In architecture, you see it when a lead designer holds the concept through the build.
In technology, when someone holds the internal logic of a product.
In fashion, when a creative director maintains identity.
The role exists.
But it is not consistently retained.
Because most systems do not know how to prioritise it.
They tolerate vision at the beginning.
Then gradually move away from it. Not out of malice. Out of structure.
Because systems are built to measure.
Cost. Speed. Output. Replication.
And the visionary does not fit cleanly inside those metrics. So a pattern forms.
The visionary is brought in at the beginning. Then sidelined. Then removed. And the system continues.
But it no longer understands how the gold was made.
Near enough begins to pass for enough.
And over time, something essential is lost.
So the question becomes whether this can change.
And the answer is yes. But not by accident. It would require a shift in how value is understood.
Not as output alone. But as coherence.
The visionary is not brought in as a consultant.
They remain. Through the middle. Through the pressure.

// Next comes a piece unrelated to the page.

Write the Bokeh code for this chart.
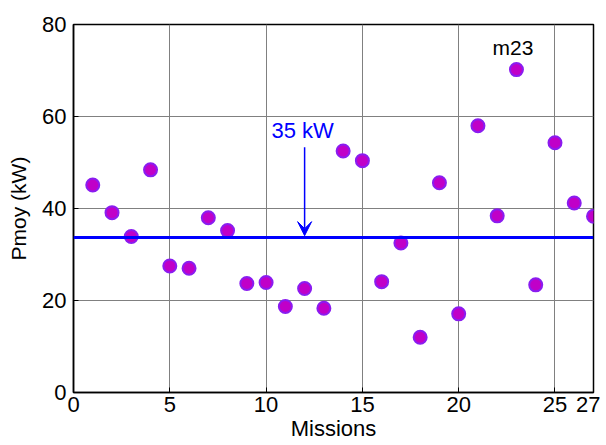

Through the decisions that determine whether something holds or fragments.
Not the one who hands over the idea. The one who stays with it.
This already exists, in fragments.
But it is not the norm.
Because it requires something most systems resist.
Trust in what cannot be fully measured.
And yet without it, the outcome is predictable. The system continues to produce.
But what it produces no longer carries what made it valuable in the first place.
So perhaps the question is not simply why truth arrives early.
But what happens to it after it arrives.
Whether it is carried or translated.
Whether it remains intact or becomes something adjacent.
Because the gap between vision and execution is not only a problem of credit or recognition. It is a problem of coherence. What gets lost in the handover is not always visible immediately. It shows up later, in the thinning of something that was once precise, in the flattening of something that once had depth. The form continues. The frequency does not always travel with it.
This is why the question of who holds the vision through the middle — not just at the origin, not just at the launch, but through the pressure, the compromise, and the decisions that determine whether something remains what it was meant to be — is not a peripheral question. It is the central one.
When vision and execution are held together, something different emerges. Not just output. But work that holds. Work that carries what made it worth doing in the first place. You can feel the difference. It is not always measurable, but it is perceptible — in buildings, in films, in organisations, in writing.
The thing either holds or it does not. And whether it holds depends almost entirely on whether the source remained in contact with the form as it moved through the world.
This is the discipline that does not announce itself.
To remain in integrity with what you see. To not collapse it for belonging. To not abandon it because it is not reflected back.
To continue to build, write, hold position — even when the response is minimal, even when the silence is long, even when others are building adjacent versions of what you first saw and receiving the recognition that belongs, in some essential way, to the original frequency.
To remain coherent without confirmation. That is the hardest part. Not the seeing. Not even the holding.
But the staying — through all the seasons when the world has not yet caught up, when the pattern is visible to you and invisible to the room, when you are standing inside something true that has not yet found its surface.
And then, eventually, without announcement, the moment shifts.
Not because you performed persistence. Not because you marketed the vision into legibility.
But because truth, held long enough with enough integrity, eventually reaches the conditions it requires. The field catches up. The frequency finds its receiver.
What was early becomes, simply, present.
Some truths do not arrive late.
They arrive before there is language for them, before there is a structure to receive them, before the world has developed the instruments required to measure what they already are.
And they wait.
Intact.
Not to become true — they were always that.
But to become visible.
The lantern that holds the flame remains.